Munificence applies to generosity; also to extravagance, such as a sumptuous meal.
Earth science provides us with oodles of descriptive words to absorb and utilize. It has words for three different types of towers we observe in nature. A chimney spire is a cobble of rocks forming an outcropping on a mountainside. From the American West, a hoodoo is a swirling boulderstone, carved by erosion, that looks spooky — so the name fits! Hoodoo also means magic words, like a spell, or nonsense words. Then we have a sea stack which is a statuesque, craggy protrusion on the shoreline.
Try saying these words fast: swale, sward, swole. A swale is a marshy area between mountains. A sward is a cut strip of grass. But don’t confuse those two nature related words with the unrelated word swole, which showcases a trim, ripped human body.

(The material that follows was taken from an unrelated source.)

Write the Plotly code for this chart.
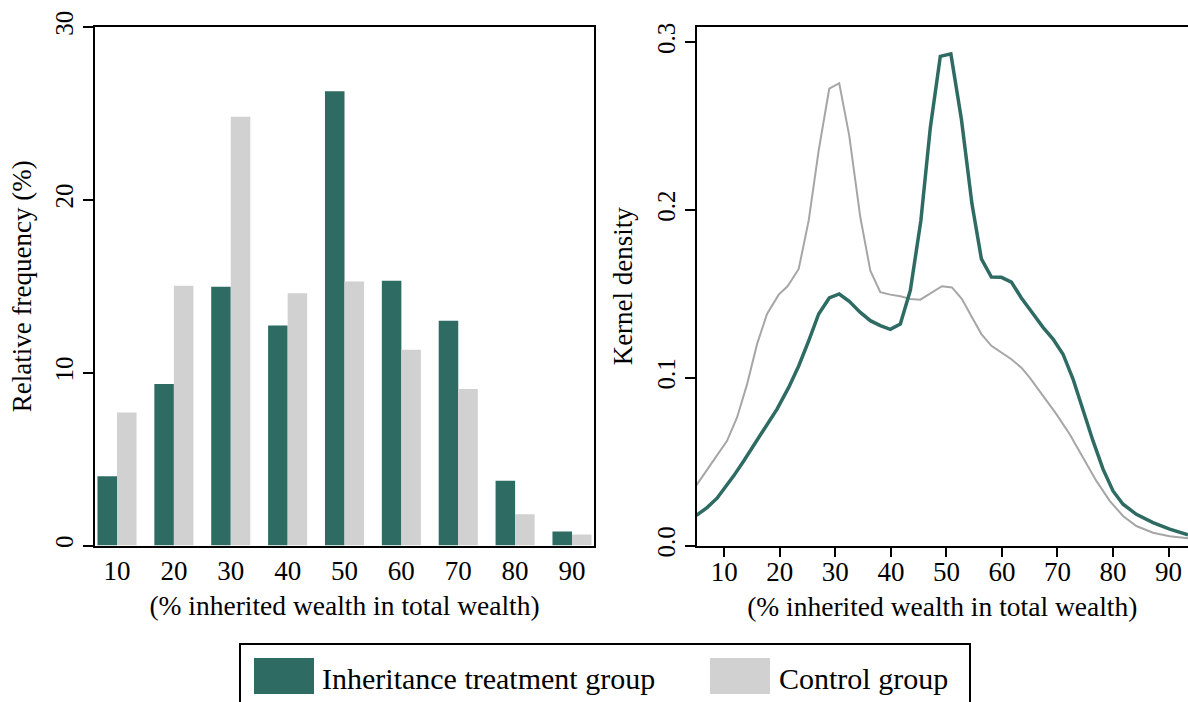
import plotly.graph_objects as go

# ---------------- data ----------------
bins = [10, 20, 30, 40, 50, 60, 70, 80, 90]
treat_freq = [4.0, 9.35, 14.97, 12.73, 26.28, 15.32, 13.0, 3.74, 0.81]
ctrl_freq = [7.7, 15.03, 24.8, 14.6, 15.28, 11.33, 9.06, 1.81, 0.64]

ctrl_dens_x = [5.0, 8.4, 10.5, 12.3, 14.1, 15.9, 17.7, 19.8, 21.4, 23.4, 25.2, 27.0,
               28.9, 30.7, 32.5, 34.5, 36.3, 38.1, 39.9, 41.7, 43.5, 45.3, 47.1, 49.2,
               51.0, 52.8, 54.6, 56.3, 58.1, 59.9, 61.7, 63.5, 65.0, 67.4, 69.8, 72.2,
               74.6, 77.0, 79.4, 81.8, 84.2, 87.2, 90.2, 93.5]
ctrl_dens_y = [0.036, 0.0524, 0.0624, 0.0763, 0.096, 0.120, 0.138, 0.1495, 0.1545, 0.1648,
               0.1936, 0.2354, 0.2722, 0.2755, 0.2443, 0.1956, 0.1638, 0.151, 0.1495,
               0.1485, 0.1469, 0.1465, 0.150, 0.1545, 0.1538, 0.1469, 0.136, 0.126, 0.119,
               0.115, 0.111, 0.106, 0.100, 0.0892, 0.0783, 0.0663, 0.0524, 0.0385, 0.0266,
               0.0176, 0.0116, 0.0076, 0.0055, 0.0043]

treat_dens_x = [5.0, 6.9, 8.7, 10.2, 11.7, 13.5, 15.3, 17.1, 19.5, 21.6, 23.4, 25.2, 27.0,
                28.9, 30.7, 32.5, 34.5, 36.3, 38.1, 39.9, 41.7, 43.5, 45.4, 47.1, 48.9,
                50.8, 52.7, 54.6, 56.3, 58.1, 59.9, 61.7, 63.5, 65.4, 67.4, 69.2, 71.0,
                72.8, 74.6, 76.4, 78.2, 80.0, 81.8, 84.2, 87.2, 90.2, 93.5]
treat_dens_y = [0.018, 0.0226, 0.0282, 0.0345, 0.0415, 0.0504, 0.0598, 0.0689, 0.0813,
                0.0942, 0.107, 0.122, 0.138, 0.1475, 0.1499, 0.1455, 0.1389, 0.134, 0.131,
                0.1288, 0.132, 0.152, 0.1936, 0.249, 0.2915, 0.293, 0.254, 0.2036, 0.1708,
                0.160, 0.1598, 0.157, 0.1475, 0.139, 0.130, 0.123, 0.114, 0.0992, 0.0802,
                0.0623, 0.0455, 0.0325, 0.0246, 0.0186, 0.0136, 0.0097, 0.0063]

density_ticks = [0.0, 0.1, 0.2, 0.3]
freq_ticks = [0, 10, 20, 30]

legend_labels = ["Inheritance treatment group", "Control group"]

# ---------------- style ----------------
GREEN = "#2E6B63"
GREY_BAR = "#D1D1D1"
GREY_LINE = "#A6A6A6"
FONT = "Liberation Serif"
W, H = 1188, 702

def px_x(p):
    return p / W

def px_y(p):
    return 1 - p / H

fig = go.Figure()

fig.add_trace(go.Bar(x=bins, y=treat_freq, name=legend_labels[0], marker_color=GREEN,
                     marker_line_width=0, xaxis="x", yaxis="y", showlegend=False))
fig.add_trace(go.Bar(x=bins, y=ctrl_freq, name=legend_labels[1], marker_color=GREY_BAR,
                     marker_line_width=0, xaxis="x", yaxis="y", showlegend=False))

fig.add_trace(go.Scatter(x=ctrl_dens_x, y=ctrl_dens_y, mode="lines", name=legend_labels[1],
                         line=dict(color=GREY_LINE, width=2), xaxis="x2", yaxis="y2",
                         showlegend=False))
fig.add_trace(go.Scatter(x=treat_dens_x, y=treat_dens_y, mode="lines", name=legend_labels[0],
                         line=dict(color=GREEN, width=3.5), xaxis="x2", yaxis="y2",
                         showlegend=False))

ydom = [px_y(545.5), px_y(27)]

axis_common = dict(showline=True, linecolor="black", linewidth=2, showgrid=False,
                   zeroline=False, automargin=False)

fig.update_layout(
    width=W, height=H,
    margin=dict(l=0, r=0, t=0, b=0, autoexpand=False),
    paper_bgcolor="white", plot_bgcolor="white",
    barmode="group", bargap=0.313, bargroupgap=0,
    font=dict(family=FONT, color="black", size=24),
    xaxis=dict(domain=[px_x(95), px_x(594)], range=[6.13, 93.87], tickvals=bins,
               ticks="", ticklabelstandoff=0, mirror=True, anchor="y",
               tickfont=dict(size=27),
               title=dict(text="(% inherited wealth in total wealth)", standoff=11,
                          font=dict(size=27.5)),
               **axis_common),
    yaxis=dict(domain=ydom, range=[0, 30], tickvals=freq_ticks, ticks="outside",
               ticklen=10, tickwidth=2, tickcolor="black", tickangle=-90, mirror=True,
               anchor="x", tickfont=dict(size=25),
               title=dict(text="Relative frequency (%)", standoff=12,
                          font=dict(size=27)),
               **axis_common),
    xaxis2=dict(domain=[px_x(696.5), 1.0], range=[5, 93.5], tickvals=bins,
                ticks="outside", ticklen=9, tickwidth=2, tickcolor="black",
                ticklabelstandoff=-8,
                mirror=True, anchor="y2", tickfont=dict(size=27),
                title=dict(text="(% inherited wealth in total wealth)", standoff=11,
                           font=dict(size=27.5)),
                **axis_common),
    yaxis2=dict(domain=ydom, range=[0, 0.309], tickvals=density_ticks, tickformat=".1f",
                ticks="outside", ticklen=10, tickwidth=2, tickcolor="black",
                tickangle=-90, mirror=False, anchor="x2", tickfont=dict(size=25),
                title=dict(text="Kernel density", standoff=12, font=dict(size=27)),
                **axis_common),
)

# ---------------- legend (drawn box) ----------------
shapes = [
    dict(type="rect", xref="paper", yref="paper", x0=px_x(240), x1=px_x(970),
         y0=px_y(760), y1=px_y(644), line=dict(color="black", width=2),
         fillcolor="rgba(0,0,0,0)"),
    dict(type="rect", xref="paper", yref="paper", x0=px_x(254), x1=px_x(314),
         y0=px_y(694), y1=px_y(658), line=dict(width=0), fillcolor=GREEN),
    dict(type="rect", xref="paper", yref="paper", x0=px_x(710), x1=px_x(770),
         y0=px_y(694), y1=px_y(658), line=dict(width=0), fillcolor=GREY_BAR),
]
fig.update_layout(shapes=shapes)
fig.add_annotation(x=px_x(320), y=px_y(678), xref="paper", yref="paper", xanchor="left",
                   yanchor="middle", text=legend_labels[0], showarrow=False,
                   font=dict(size=30, family=FONT))
fig.add_annotation(x=px_x(777), y=px_y(678), xref="paper", yref="paper", xanchor="left",
                   yanchor="middle", text=legend_labels[1], showarrow=False,
                   font=dict(size=30, family=FONT))

fig.write_html("out.html", config={"displayModeBar": False},
               post_script="document.body.style.margin='0';document.body.style.overflow='hidden';")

A muskeg is a forest swamp in the upper U.S. and Canada. A firth is an estuary. A bayou is a river flowing from a swamp. A saddle is a slope between two mountains. A fells is a jagged sawtooth silhouette of mountains. Saddle River and Essex Fells are towns in New Jersey.
P.S. pronounce contretemps with a ‘tan’ sound for the last syllable because it’s a French word. Another Gallicism we’ve appropriated is comptroller, an official who quarterbacks finances. Pronounce it as controller, again since it’s a French word. Those are the most authoritative pronunciation recommendations I’ve uncovered in my research.
Bonus: Autochthonous biota is native.